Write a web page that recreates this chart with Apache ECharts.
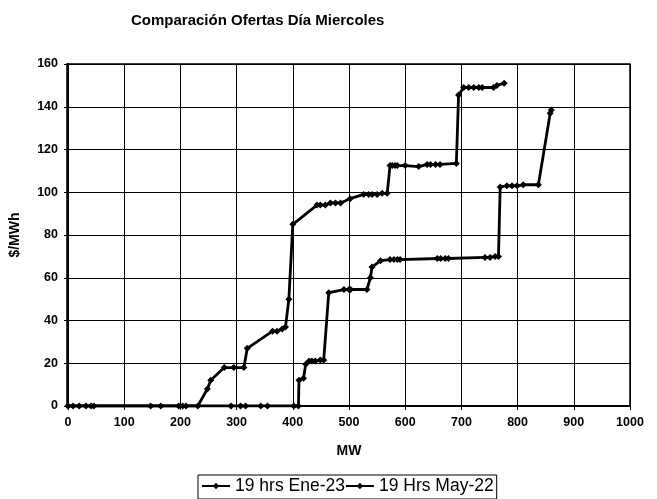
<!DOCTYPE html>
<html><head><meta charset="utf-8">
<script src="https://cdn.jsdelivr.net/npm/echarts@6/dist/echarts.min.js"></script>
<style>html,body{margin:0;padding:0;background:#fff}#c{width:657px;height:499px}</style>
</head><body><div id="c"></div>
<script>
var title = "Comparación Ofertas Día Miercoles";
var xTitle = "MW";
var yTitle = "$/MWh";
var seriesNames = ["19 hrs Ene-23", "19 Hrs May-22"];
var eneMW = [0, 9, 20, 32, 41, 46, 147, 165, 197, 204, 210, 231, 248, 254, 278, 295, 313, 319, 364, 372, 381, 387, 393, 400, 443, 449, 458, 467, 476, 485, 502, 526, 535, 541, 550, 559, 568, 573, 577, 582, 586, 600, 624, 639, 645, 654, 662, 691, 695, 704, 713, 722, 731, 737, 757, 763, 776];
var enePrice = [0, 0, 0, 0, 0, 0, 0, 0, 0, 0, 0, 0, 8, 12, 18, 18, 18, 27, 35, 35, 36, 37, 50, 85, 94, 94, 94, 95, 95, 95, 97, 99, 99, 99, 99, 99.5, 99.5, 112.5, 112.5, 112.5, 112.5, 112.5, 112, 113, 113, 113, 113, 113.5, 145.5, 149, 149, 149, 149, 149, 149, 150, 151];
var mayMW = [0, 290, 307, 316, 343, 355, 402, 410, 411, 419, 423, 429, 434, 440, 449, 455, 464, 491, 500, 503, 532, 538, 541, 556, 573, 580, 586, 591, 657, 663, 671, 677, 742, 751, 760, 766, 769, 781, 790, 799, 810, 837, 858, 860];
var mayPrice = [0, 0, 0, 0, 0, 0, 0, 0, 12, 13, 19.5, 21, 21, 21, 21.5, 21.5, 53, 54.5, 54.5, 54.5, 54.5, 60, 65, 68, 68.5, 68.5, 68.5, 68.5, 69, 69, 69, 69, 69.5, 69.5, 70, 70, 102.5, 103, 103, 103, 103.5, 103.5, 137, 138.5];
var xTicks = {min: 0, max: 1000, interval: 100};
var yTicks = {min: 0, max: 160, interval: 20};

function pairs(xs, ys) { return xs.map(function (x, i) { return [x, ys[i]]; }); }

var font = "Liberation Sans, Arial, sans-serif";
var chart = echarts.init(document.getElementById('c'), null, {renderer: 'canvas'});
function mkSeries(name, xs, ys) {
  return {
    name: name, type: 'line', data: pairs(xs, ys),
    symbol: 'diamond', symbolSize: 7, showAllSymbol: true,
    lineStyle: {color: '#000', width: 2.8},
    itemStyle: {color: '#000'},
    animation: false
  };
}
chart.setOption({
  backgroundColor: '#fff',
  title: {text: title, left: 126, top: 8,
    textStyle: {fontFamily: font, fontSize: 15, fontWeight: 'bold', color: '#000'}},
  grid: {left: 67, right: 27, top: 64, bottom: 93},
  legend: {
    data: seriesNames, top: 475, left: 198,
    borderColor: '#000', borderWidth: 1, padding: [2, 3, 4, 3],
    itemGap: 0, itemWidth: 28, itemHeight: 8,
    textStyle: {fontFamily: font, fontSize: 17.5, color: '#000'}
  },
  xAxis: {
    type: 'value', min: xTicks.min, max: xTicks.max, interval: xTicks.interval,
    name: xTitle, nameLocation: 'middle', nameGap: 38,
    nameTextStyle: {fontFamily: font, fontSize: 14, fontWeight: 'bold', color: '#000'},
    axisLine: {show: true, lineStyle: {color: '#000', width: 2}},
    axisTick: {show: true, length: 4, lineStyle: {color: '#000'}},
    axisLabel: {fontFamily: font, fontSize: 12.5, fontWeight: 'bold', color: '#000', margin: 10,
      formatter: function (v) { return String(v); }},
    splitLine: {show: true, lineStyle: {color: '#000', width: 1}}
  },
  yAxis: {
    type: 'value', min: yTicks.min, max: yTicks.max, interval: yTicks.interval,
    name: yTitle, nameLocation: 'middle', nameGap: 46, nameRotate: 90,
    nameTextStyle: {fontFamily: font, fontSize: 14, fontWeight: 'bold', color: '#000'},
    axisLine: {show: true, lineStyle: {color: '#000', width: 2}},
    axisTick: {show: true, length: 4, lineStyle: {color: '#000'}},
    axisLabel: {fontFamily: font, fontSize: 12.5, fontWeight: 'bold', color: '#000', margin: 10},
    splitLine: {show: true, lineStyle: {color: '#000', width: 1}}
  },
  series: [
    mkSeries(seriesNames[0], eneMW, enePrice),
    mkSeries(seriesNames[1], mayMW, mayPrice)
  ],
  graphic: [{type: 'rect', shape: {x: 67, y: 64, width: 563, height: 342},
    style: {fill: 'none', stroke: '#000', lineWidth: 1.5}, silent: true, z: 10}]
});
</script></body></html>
════════
### WRITTEN EXERCISE
Copy the material above exactly and drop the pictures.

### ANSWER TO THIS PROBLEM
Write a web page that recreates this chart with Apache ECharts.
<!DOCTYPE html>
<html><head><meta charset="utf-8">
<script src="https://cdn.jsdelivr.net/npm/echarts@6/dist/echarts.min.js"></script>
<style>html,body{margin:0;padding:0;background:#fff}#c{width:657px;height:499px}</style>
</head><body><div id="c"></div>
<script>
var title = "Comparación Ofertas Día Miercoles";
var xTitle = "MW";
var yTitle = "$/MWh";
var seriesNames = ["19 hrs Ene-23", "19 Hrs May-22"];
var eneMW = [0, 9, 20, 32, 41, 46, 147, 165, 197, 204, 210, 231, 248, 254, 278, 295, 313, 319, 364, 372, 381, 387, 393, 400, 443, 449, 458, 467, 476, 485, 502, 526, 535, 541, 550, 559, 568, 573, 577, 582, 586, 600, 624, 639, 645, 654, 662, 691, 695, 704, 713, 722, 731, 737, 757, 763, 776];
var enePrice = [0, 0, 0, 0, 0, 0, 0, 0, 0, 0, 0, 0, 8, 12, 18, 18, 18, 27, 35, 35, 36, 37, 50, 85, 94, 94, 94, 95, 95, 95, 97, 99, 99, 99, 99, 99.5, 99.5, 112.5, 112.5, 112.5, 112.5, 112.5, 112, 113, 113, 113, 113, 113.5, 145.5, 149, 149, 149, 149, 149, 149, 150, 151];
var mayMW = [0, 290, 307, 316, 343, 355, 402, 410, 411, 419, 423, 429, 434, 440, 449, 455, 464, 491, 500, 503, 532, 538, 541, 556, 573, 580, 586, 591, 657, 663, 671, 677, 742, 751, 760, 766, 769, 781, 790, 799, 810, 837, 858, 860];
var mayPrice = [0, 0, 0, 0, 0, 0, 0, 0, 12, 13, 19.5, 21, 21, 21, 21.5, 21.5, 53, 54.5, 54.5, 54.5, 54.5, 60, 65, 68, 68.5, 68.5, 68.5, 68.5, 69, 69, 69, 69, 69.5, 69.5, 70, 70, 102.5, 103, 103, 103, 103.5, 103.5, 137, 138.5];
var xTicks = {min: 0, max: 1000, interval: 100};
var yTicks = {min: 0, max: 160, interval: 20};

function pairs(xs, ys) { return xs.map(function (x, i) { return [x, ys[i]]; }); }

var font = "Liberation Sans, Arial, sans-serif";
var chart = echarts.init(document.getElementById('c'), null, {renderer: 'canvas'});
function mkSeries(name, xs, ys) {
  return {
    name: name, type: 'line', data: pairs(xs, ys),
    symbol: 'diamond', symbolSize: 7, showAllSymbol: true,
    lineStyle: {color: '#000', width: 2.8},
    itemStyle: {color: '#000'},
    animation: false
  };
}
chart.setOption({
  backgroundColor: '#fff',
  title: {text: title, left: 126, top: 8,
    textStyle: {fontFamily: font, fontSize: 15, fontWeight: 'bold', color: '#000'}},
  grid: {left: 67, right: 27, top: 64, bottom: 93},
  legend: {
    data: seriesNames, top: 475, left: 198,
    borderColor: '#000', borderWidth: 1, padding: [2, 3, 4, 3],
    itemGap: 0, itemWidth: 28, itemHeight: 8,
    textStyle: {fontFamily: font, fontSize: 17.5, color: '#000'}
  },
  xAxis: {
    type: 'value', min: xTicks.min, max: xTicks.max, interval: xTicks.interval,
    name: xTitle, nameLocation: 'middle', nameGap: 38,
    nameTextStyle: {fontFamily: font, fontSize: 14, fontWeight: 'bold', color: '#000'},
    axisLine: {show: true, lineStyle: {color: '#000', width: 2}},
    axisTick: {show: true, length: 4, lineStyle: {color: '#000'}},
    axisLabel: {fontFamily: font, fontSize: 12.5, fontWeight: 'bold', color: '#000', margin: 10,
      formatter: function (v) { return String(v); }},
    splitLine: {show: true, lineStyle: {color: '#000', width: 1}}
  },
  yAxis: {
    type: 'value', min: yTicks.min, max: yTicks.max, interval: yTicks.interval,
    name: yTitle, nameLocation: 'middle', nameGap: 46, nameRotate: 90,
    nameTextStyle: {fontFamily: font, fontSize: 14, fontWeight: 'bold', color: '#000'},
    axisLine: {show: true, lineStyle: {color: '#000', width: 2}},
    axisTick: {show: true, length: 4, lineStyle: {color: '#000'}},
    axisLabel: {fontFamily: font, fontSize: 12.5, fontWeight: 'bold', color: '#000', margin: 10},
    splitLine: {show: true, lineStyle: {color: '#000', width: 1}}
  },
  series: [
    mkSeries(seriesNames[0], eneMW, enePrice),
    mkSeries(seriesNames[1], mayMW, mayPrice)
  ],
  graphic: [{type: 'rect', shape: {x: 67, y: 64, width: 563, height: 342},
    style: {fill: 'none', stroke: '#000', lineWidth: 1.5}, silent: true, z: 10}]
});
</script></body></html>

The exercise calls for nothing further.